A key goal, says co-director Tom Pangle, is equipping students to participate in the series of ongoing and overlapping conversations about good books and hard questions that constitute the beating heart of the Jefferson Center community. “Especially in our contentious, ideologically riven society, a crucial part of our work is helping students do this well both inside and outside of the classroom and over the course of years, even a lifetime,” says Pangle. “We are inviting them into a conversation that relies on shared reference points, shared conceptual concerns, and common vocabulary. It is a conversation, as well, that connects us to others across the world, to our ancestors going back a few thousand years, and to our own future descendants.”
As part of their participation in the core curriculum, all JSP and CTI students are required to take CTI 302, Classics of Social and Political Thought, in which they typically read Aristotle’s Nicomachean Ethics or Politics; Augustine’s City of God or Thomas Aquinas’ political writings; at least one foundational text of modern liberalism (e.g. Locke’s Second Treatise of Government); and at least one modern critic of the Enlightenment (e.g. Nietszche).
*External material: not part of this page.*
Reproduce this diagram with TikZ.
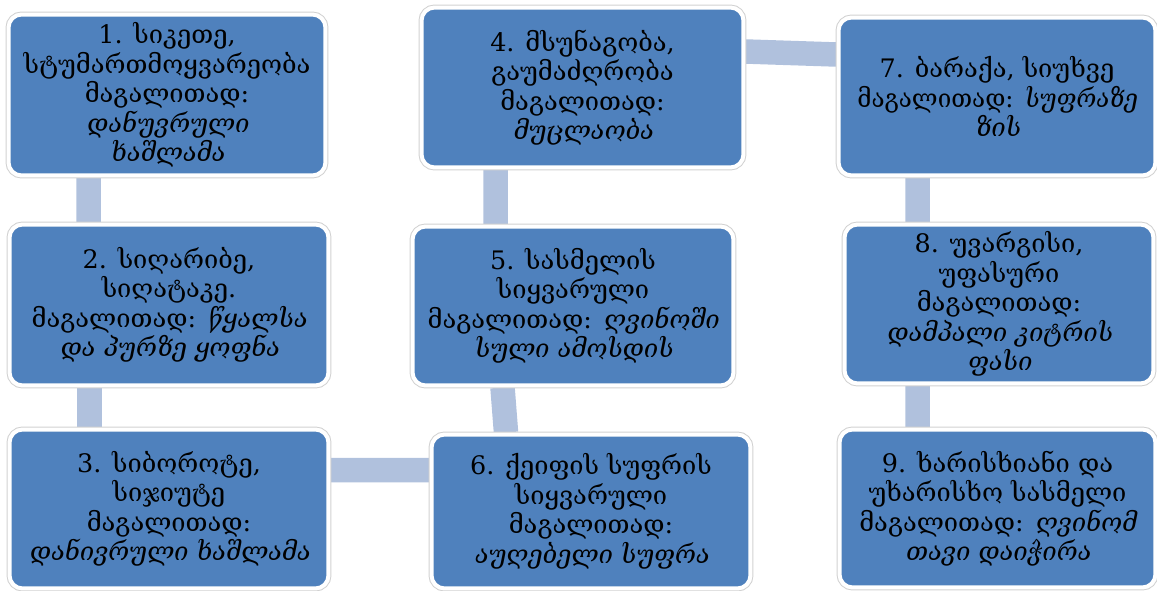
\documentclass[tikz,border=0pt]{standalone}
\usepackage{fontspec}
\setmainfont{DejaVu Serif}[ItalicFont={DejaVu Serif},ItalicFeatures={FakeSlant=0.2}]
\usetikzlibrary{backgrounds}
\definecolor{boxblue}{HTML}{4F81BD}
\definecolor{barblue}{HTML}{B0C1DD}
\tikzset{
  px/.style={x=0.02cm,y=-0.02cm},
  stepbox/.style={rectangle, rounded corners=0.26cm, fill=boxblue, draw=white,
    line width=0.08cm, preaction={draw=black!18, line width=0.12cm},
    align=center, inner sep=0pt, text=black,
    font=\fontsize{14.5}{16.8}\selectfont},
  bar/.style={draw=barblue, line width=0.49cm}
}
\begin{document}
\begin{tikzpicture}[px]
\useasboundingbox (0,0) rectangle (1157,591);
\node[stepbox, minimum width=6.34cm, minimum height=3.22cm] (n1) at (167,95)
  {1. სიკეთე,\\სტუმართმოყვარეობა\\მაგალითად:\\\textit{დანუვრული}\\\textit{ხაშლამა}};
\node[stepbox, minimum width=6.38cm, minimum height=3.22cm] (n2) at (169,305)
  {2. სიღარიბე,\\სიღატაკე.\\მაგალითად: \textit{წყალსა}\\\textit{და პურზე ყოფნა}};
\node[stepbox, minimum width=6.38cm, minimum height=3.18cm] (n3) at (169,509)
  {3. სიბოროტე,\\სიჯიუტე\\მაგალითად:\\\textit{დანივრული ხაშლამა}};
\node[stepbox, minimum width=6.44cm, minimum height=3.2cm] (n4) at (582.5,87.5)
  {4. მსუნაგობა,\\გაუმაძღრობა\\მაგალითად:\\\textit{მუცლაობა}};
\node[stepbox, minimum width=6.42cm, minimum height=3.18cm] (n5) at (573,306)
  {5. სასმელის\\სიყვარული\\მაგალითად: \textit{ღვინოში}\\\textit{სული ამოსდის}};
\node[stepbox, minimum width=6.38cm, minimum height=3.08cm] (n6) at (591,511.5)
  {6. ქეიფის სუფრის\\სიყვარული\\მაგალითად:\\\textit{აუღებელი სუფრა}};
\node[stepbox, minimum width=6.34cm, minimum height=3.16cm] (n7) at (997,96.5)
  {7. ბარაქა, სიუხვე\\\scalebox{0.95}[1]{მაგალითად: \textit{სუფრაზე}}\\\textit{ზის}};
\node[stepbox, minimum width=6.18cm, minimum height=3.18cm] (n8) at (999,304)
  {8. უვარგისი,\\უფასური\\მაგალითად:\\\textit{დამპალი კიტრის}\\\textit{ფასი}};
\node[stepbox, minimum width=6.32cm, minimum height=3.16cm] (n9) at (997.5,508.5)
  {9. ხარისხიანი და\\უხარისხო სასმელი\\მაგალითად: \textit{ღვინომ}\\\textit{თავი დაიჭირა}};
\begin{scope}[on background layer]
  \draw[bar] ([xshift=-1.57cm]n1.south) -- ([xshift=-1.61cm]n2.north);
  \draw[bar] ([xshift=-1.59cm]n2.south) -- ([xshift=-1.59cm]n3.north);
  \draw[bar] ([yshift=0.78cm]n3.east) -- ([yshift=0.83cm]n6.west);
  \draw[bar] ([xshift=-1.7cm]n6.north) -- ([xshift=-1.41cm]n5.south);
  \draw[bar] ([xshift=-1.55cm]n5.north) -- ([xshift=-1.74cm]n4.south);
  \draw[bar] ([yshift=0.72cm]n4.east) -- ([yshift=0.84cm]n7.west);
  \draw[bar] ([xshift=-1.59cm]n7.south) -- ([xshift=-1.63cm]n8.north);
  \draw[bar] ([xshift=-1.63cm]n8.south) -- ([xshift=-1.6cm]n9.north);
\end{scope}
\end{tikzpicture}
\end{document}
Other authors frequently studied include Plato, Machiavelli, Hobbes, Spinoza, Montesquieu, Rousseau, Kant, Hegel, Marx, and Mill.
In the other core areas, where they have a bit of (but not too much!) choice in which course to take, students are likely to read Plato, Thucydides, Homer, and one or more of the great ancient Greek playwrights; selections from the Hebrew, Muslim and Christian sacred texts and their major interpreters; the Declaration of Independence, Federalist Papers, Tocqueville’s Democracy in America, and African American authors such as Martin Luther King, Jr.
“Young Americans are coming of age in a time of extraordinary freedom, and they have an enormous responsibility to maintain freedom in an unpredictable world,” says Lorraine Pangle. “As future leaders and citizens, we want them to understand well the principles of free government and to acquire the practical wisdom to meet challenges that we may not even foresee. But we also want them to think deeply about questions of concern to all of us as individuals, like what happiness is, and to develop a taste for the happiness that comes of reading good books together with friends.”